# New to Hapkido



## Nothing (Dec 5, 2008)

Hello all,
I am currently a Green Belt in Chang Woo Hapkido. I took Kenpo (Orange Belt) but did not care for it and switched to Hapkido. I have really enjoyed it so far. 

I do private lessons once a week. This works out really good for me as I was sick of showing up to Kenpo class and getting 5-10 minutes of the instructors time. 

Being completely new to Hapkido - can you all point me to some "getting started" pages on the art? I would really like to know more history and such about Hapkido. 

Thanks for everything -

Nothing


----------



## Drac (Dec 5, 2008)

Nothing said:


> Hello all,
> I am currently a Green Belt in Chang Woo Hapkido.
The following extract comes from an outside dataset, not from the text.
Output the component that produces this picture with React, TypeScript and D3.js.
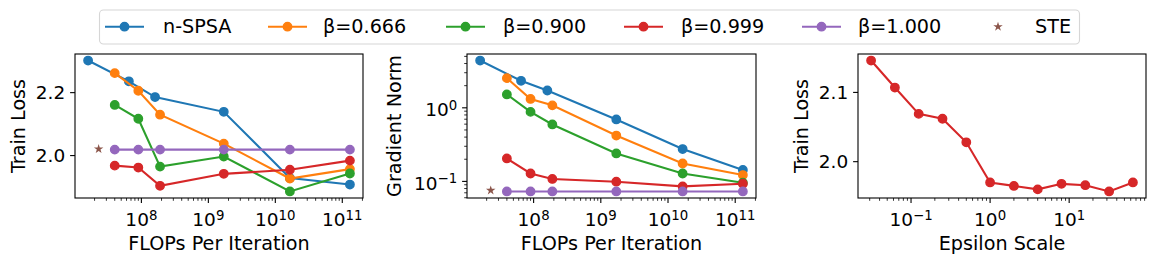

I took Kenpo (Orange Belt) but did not care for it and switched to Hapkido. I have really enjoyed it so far.
> 
> I do private lessons once a week. This works out really good for me as I was sick of showing up to Kenpo class and getting 5-10 minutes of the instructors time.
> ...


 
Use the *SEARCH *option and type in Hapkido...


----------



## hapkidonet (Mar 14, 2009)

I recommend that you buy the book "Hapkido" by Marc Tedeschi. No, I don't get any commission, lol. I just think it's a great book, incredibly comprehensive.


----------



## matt.m (Mar 14, 2009)

Mark's book is quite good.  I enjoy the fact that he used "Interviews" with the source instead of doing it himself.  Also, He-Young Kimm's Hapkido bible is good.  Get either I or II.  Not both, their isn't enough of a difference beyond a little editing here and there to be worth a hundred dollar purchase.


----------



## Wey (Sep 4, 2009)

hapkidonet said:


> I recommend that you buy the book "Hapkido" by Marc Tedeschi. No, I don't get any commission, lol. I just think it's a great book, incredibly comprehensive.



This book is definitely worth the money, I strongly suggest purchasing it.


----------



## Nothing (Sep 21, 2009)

All,
Thanks for the input!

As to Marc's book - there are at least two books on Hapkido that he has written. Would this be the one? 

"Hapkido: Traditions, Philosophy, Technique"

 It is like 1300 pages - so I am guessing this is the one. The other is about 200 pages - according to Amazon.

Just want to make sure before I order it as it is $57

Warm Regards,
Nothing


----------